In the name of God
The winner in the field of health in the first round of the KANS scientific competition
Dr. Saeed Behzadipour is a PhD graduate of the University of Waterloo, Canada and a member of the faculty of the Mechanical Engineers at Sharif University of Technology. The Secretariat of the Second KANS Scientific Competition has conducted a brief overview of their scientific and educational experiences in friendly and informal interviews, and has specifically asked questions about the product presented at the first KANS Scientific Competition. The following is the text of the first part of this interview.
Studying in Canada and returning to Iran
I did my PhD in robotics and industrial applications at the University of Waterloo, Canada. After that, I went to the University of Alberta in Edmonton as a faculty member. I was in this university for almost 5 years and promoted to the rank of associate professor.
During this time, I gradually became acquainted with medical robotics and was drawn to it. I started studying in the field of rehabilitation and did activities in the field of technology development to help people with disabilities.

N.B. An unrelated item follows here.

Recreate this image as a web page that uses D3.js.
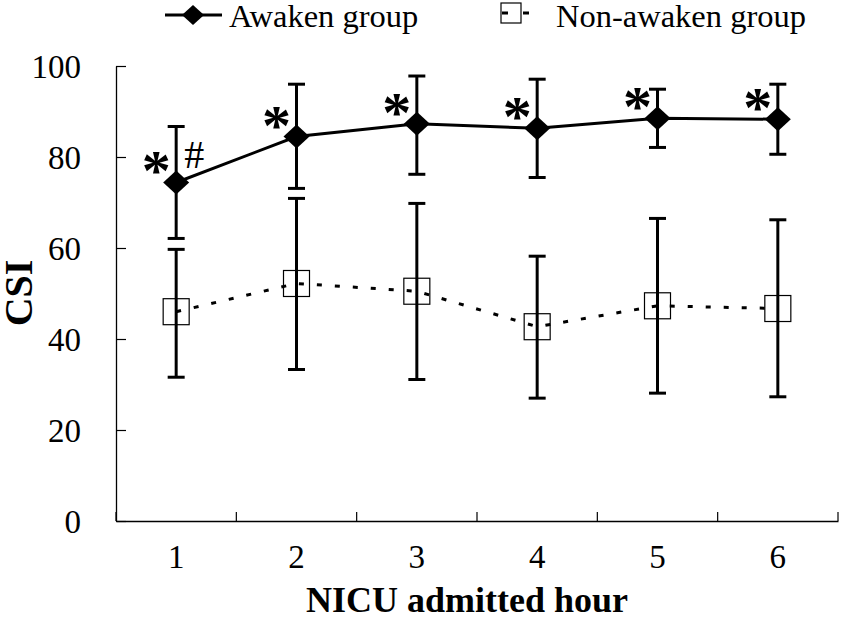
<!DOCTYPE html>
<html><head><meta charset="utf-8">
<script src="https://cdn.jsdelivr.net/npm/d3@7"></script>
<style>body{margin:0;background:#fff}svg{display:block}</style>
</head><body><svg id="c" width="843" height="619"></svg>
<script>
const categories = ["1","2","3","4","5","6"];
const awakenMean = [74.4, 84.5, 87.3, 86.3, 88.5, 88.3];
const awakenHigh = [86.7, 96.0, 97.8, 97.1, 94.9, 96.0];
const awakenLow  = [62.1, 73.1, 76.2, 75.5, 82.1, 80.6];
const nonMean = [46.0, 52.2, 50.5, 42.7, 47.3, 46.7];
const nonHigh = [59.7, 70.9, 69.8, 58.2, 66.5, 66.2];
const nonLow  = [31.6, 33.3, 31.1, 27.0, 28.1, 27.3];
const yTicks = [0, 20, 40, 60, 80, 100];
const starMarks = ["*","*","*","*","*","*"];
const hashMarks = ["#","","","","",""];
const seriesNames = ["Awaken group", "Non-awaken group"];

const FONT = '"Liberation Serif", "Times New Roman", Tinos, serif';
const svg = d3.select("#c");
const x = d3.scaleBand().domain(categories).range([116, 838]).padding(0);
const y = d3.scaleLinear().domain([0, 100]).range([521, 66]);
const cx = c => x(c) + x.bandwidth() / 2;

// Y axis
const ya = svg.append("g").attr("transform", "translate(116,0)")
  .call(d3.axisLeft(y).tickValues(yTicks).tickSizeInner(-10).tickSizeOuter(0).tickPadding(35));
ya.select(".domain").attr("stroke", "#000").attr("stroke-width", 1.3);
ya.selectAll(".tick line").attr("stroke", "#000").attr("stroke-width", 1.2);
ya.selectAll(".tick text").style("font-family", FONT).style("font-size", "33px").attr("dy", "0.34em");

// X axis
const xa = svg.append("g").attr("transform", "translate(0,521)")
  .call(d3.axisBottom(x).tickSize(0).tickPadding(24));
xa.select(".domain").attr("stroke", "#000").attr("stroke-width", 1.3);
xa.selectAll(".tick text").style("font-family", FONT).style("font-size", "33px");
const bounds = categories.map(c => x(c)).concat([x.range()[1]]);
svg.append("g").selectAll("line").data(bounds).join("line")
  .attr("x1", d => d).attr("x2", d => d).attr("y1", 521).attr("y2", 512)
  .attr("stroke", "#000").attr("stroke-width", 1.2);

// Axis titles
svg.append("text").attr("x", 467).attr("y", 612).attr("text-anchor", "middle")
  .style("font-family", FONT).style("font-size", "36px").style("font-weight", "bold").text("NICU admitted hour");
svg.append("text").attr("transform", "translate(32,293) rotate(-90)").attr("text-anchor", "middle")
  .style("font-family", FONT).style("font-size", "40px").style("font-weight", "bold").text("CSI");

// Error bars
function errorBars(hi, lo) {
  const g = svg.append("g").attr("stroke", "#000").attr("stroke-width", 3);
  categories.forEach((c, i) => {
    g.append("line").attr("x1", cx(c)).attr("x2", cx(c)).attr("y1", y(hi[i])).attr("y2", y(lo[i]));
    [hi[i], lo[i]].forEach(v => g.append("line").attr("x1", cx(c) - 8.5).attr("x2", cx(c) + 8.5).attr("y1", y(v)).attr("y2", y(v)));
  });
}
errorBars(awakenHigh, awakenLow);
errorBars(nonHigh, nonLow);

// Lines
const line = d3.line().x((d, i) => cx(categories[i])).y(d => y(d));
svg.append("path").datum(nonMean).attr("d", line).attr("fill", "none").attr("stroke", "#000")
  .attr("stroke-width", 3).attr("stroke-dasharray", "5,13");
svg.append("path").datum(awakenMean).attr("d", line).attr("fill", "none").attr("stroke", "#000").attr("stroke-width", 3);

// Markers
const diamond = "M0,-12L13,0L0,12L-13,0Z";
svg.append("g").selectAll("path").data(awakenMean).join("path")
  .attr("transform", (d, i) => `translate(${cx(categories[i])},${y(d)})`).attr("d", diamond).attr("fill", "#000");
svg.append("g").selectAll("rect").data(nonMean).join("rect")
  .attr("x", (d, i) => cx(categories[i]) - 13).attr("y", d => y(d) - 13).attr("width", 26).attr("height", 26)
  .attr("fill", "none").attr("stroke", "#000").attr("stroke-width", 1.2);

// Significance marks
svg.append("g").selectAll("text").data(starMarks).join("text")
  .attr("x", (d, i) => cx(categories[i]) - 20).attr("y", (d, i) => y(awakenMean[i]) + 8)
  .attr("text-anchor", "middle").style("font-family", FONT).style("font-weight", "bold").style("font-size", "58px").text(d => d);
svg.append("g").selectAll("text").data(hashMarks).join("text")
  .attr("x", (d, i) => cx(categories[i]) + 18).attr("y", (d, i) => y(awakenMean[i]) - 14)
  .attr("text-anchor", "middle").style("font-family", FONT).style("font-size", "40px").text(d => d);

// Legend
const lg = svg.append("g");
lg.append("line").attr("x1", 165).attr("x2", 222).attr("y1", 15).attr("y2", 15).attr("stroke", "#000").attr("stroke-width", 3);
lg.append("path").attr("transform", "translate(193,15)").attr("d", "M0,-10L11,0L0,10L-11,0Z").attr("fill", "#000");
lg.append("text").attr("x", 229).attr("y", 27).style("font-family", FONT).style("font-size", "32.5px").text(seriesNames[0]);
lg.append("line").attr("x1", 502).attr("x2", 529).attr("y1", 13).attr("y2", 13).attr("stroke", "#000").attr("stroke-width", 3).attr("stroke-dasharray", "6,15");
lg.append("rect").attr("x", 501).attr("y", 3).attr("width", 20).attr("height", 20).attr("fill", "none").attr("stroke", "#000").attr("stroke-width", 1.2);
lg.append("text").attr("x", 556).attr("y", 27).style("font-family", FONT).style("font-size", "32.5px").text(seriesNames[1]);
</script></body></html>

In Canada, I had a good academic position as well as good living conditions, but from the beginning of my education in Canada, my goal was to return back to Iran. Working for my people gives a deeper meaning to my life. I also wanted to be with my family and raise my children in Iran. These two motivations led me to return to Iran in 1990 and continue my medical robotics research line at Sharif University of Technology.
External skeleton robot project for the lower limbs
Sometime after my return to Iran and my activity in the field of medical robotics, two of my high school friends, Mr. Naghipour and Mr. Havaeji, came to me with an offer. They had been involved in commercial and industrial activities for some time and came up with the idea of a lower limb robotic skeleton for people with spinal cord injury. The robot helps a person with spinal cord injury to get up from the wheelchair and walk. In other words, this technology is the future of the wheelchair, and since the person with spinal cord injury is partially restored to normal life, it has been considered and invested in several countries.
Due to my scientific background in rehabilitating the disabled and medical robotics, I welcomed their design and we entered into a team collaboration. To complete the team in the field of control engineer, Dr. Azgoli, another high school friend who had a university background, has joined us and the project of developing exoskeleton technology began.
The team was complete in terms of industrial knowledge and experience, but had a major shortcoming in order to survive, and that was the lack of fund for research and development. Businesses at the edge of technology are hardly considered by investors because of their high risk. Fortunately, our project attracted the attention of a private investor and the initial fund for research and development were raised soon. This cooperation led to the formation of the “Pedasys” a Knowledge-Based Company, consisting of 4 of us and, of course, a number of elite students from “Tarbiat Modares University” and “Sharif University of Technology”.
After the formation of the company, working on the exoskeleton robot began and after a year of effort and activity, a prototype of the robot was produced which we named it “Exoped”. Exoped is worn like a garment and attaches to the thighs, legs and around the pelvis. These garment can be controlled by the operators provided to the disabled person. With the help of this robot, a person with a spinal cord injury can get up from the wheelchair and walk.
After making the prototype, the work continued and after a few months, a second version that could be tested on the patients was made and the experiments began under the supervision of therapists.
By successfully passing the initial tests, clinical trials of the device were started, during which the safety and effectiveness of the robot had to be confirmed. Clinical studies have posed many challenges and unforeseen issues. For example, patients should be satisfied with the use of the device; Various permits had to be obtained, such as the ethics committee, Doctors and therapists had to understand the robot and be willing to cooperate and use it. All of this made clinical studies have high logistical complexities, which greatly increased the cost and development time .
For example, the General Directorate of Medical Equipment, which had to issue a standard for this product, had difficulty in determining evaluation indicators due to lack of previous experience in similar products. After many delays, we were asked to test the robot on 100 patients to determine the usefulness of the device. It is easy to say 100 patients, but in addition to the cost, it required a lot of patience and perseverance; Because using this device, like a vehicle, required a lot of training and exercises and each patient needed at least 10 sessions of intensive training.